AVSI: The Aerospace Vehicle Systems Institute (AVSI) is a consortium comprising aerospace companies—including Boeing, Lockheed Martin, Rockwell Collins, and others—the Department of Defense, and the Federal Aviation Administration. AVSI works to improve the integration of complex subsystems in aircraft.
“The AVSI project Systems Architecture Virtual Integration (SAVI) focuses on establishing a new way of specifying and integrating increasingly complex aerospace systems. This would reduce the cost and schedule of new airplane development while improving quality, safety, and performance,” says Jörgen Hansson of the SEI. Traditionally, subcontractors responsible for a part of the system would independently develop code or pieces of the system. When the pieces are brought together, the system has already gone far into development, but when you try to integrate all the pieces from the different subcontractors, the integration problems appear.
“So the question they are asking,” says Hansson, “is whether there is a way to conduct integration earlier using a model-based approach before the system is being built.” This is where AADL comes in. Using AADL, individual subcontractors can model their pieces of the system with large amounts of implementation detail. “Now I can take that model together with everyone else’s models and integrate them and make sure I get the system behavior I want for areas I determine to be critical,” says Hansson.
This process will allow AVSI to capture many integration faults as early in the development process as possible. The cost of fixing a fault escalates dramatically the later it is uncovered in the development process.
Studies have shown that 60 percent to 75 percent of all system defects are introduced in the system-lifecycle development phases preceding the code development— requirements engineering, system architecture design, and component designs. Yet only a small fraction of these defects, about 3 percent to 8 percent, are detected before code development and system realization; the majority of defects are detected at the time of system integration or later phases.
Costs of correcting defects in the system-integration phase or after the system has been deployed into operation are 15 to 30 times, and 30 to 110 times higher, respectively, compared to the cost of removing the defects early.
Correcting late-detected defects incurs significant costs.

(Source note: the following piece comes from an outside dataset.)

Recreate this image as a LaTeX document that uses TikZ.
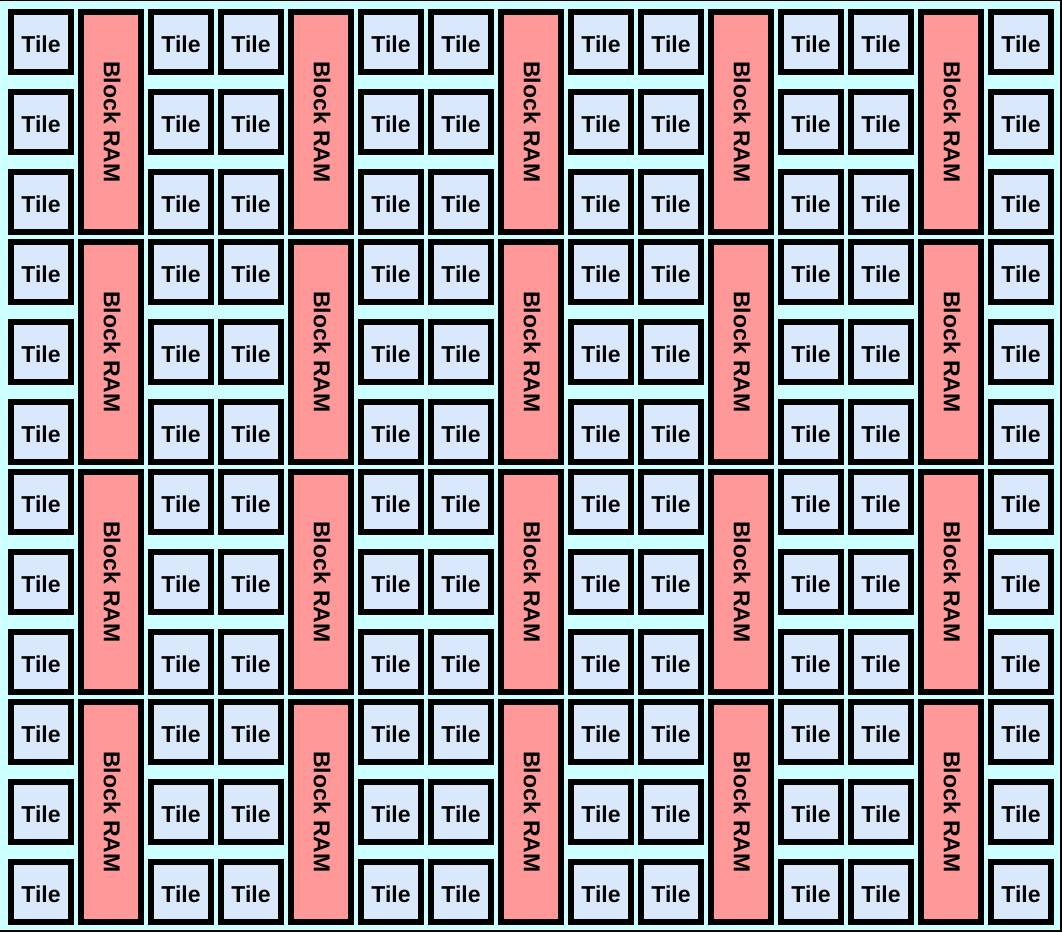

For example, the costs of correcting defects in the system-integration phase or after the system has been deployed into operation, are 15 to 30 times, and 30 to 110 times higher respectively compared to the cost of the removing the defects early—in the phase in which they were introduced.
“The goal,” says Hansson, “is to do more up-front modeling of the system to mitigate risks and integration problems, save money and time, and possibly allow construction of even larger, more complex systems with this technique.”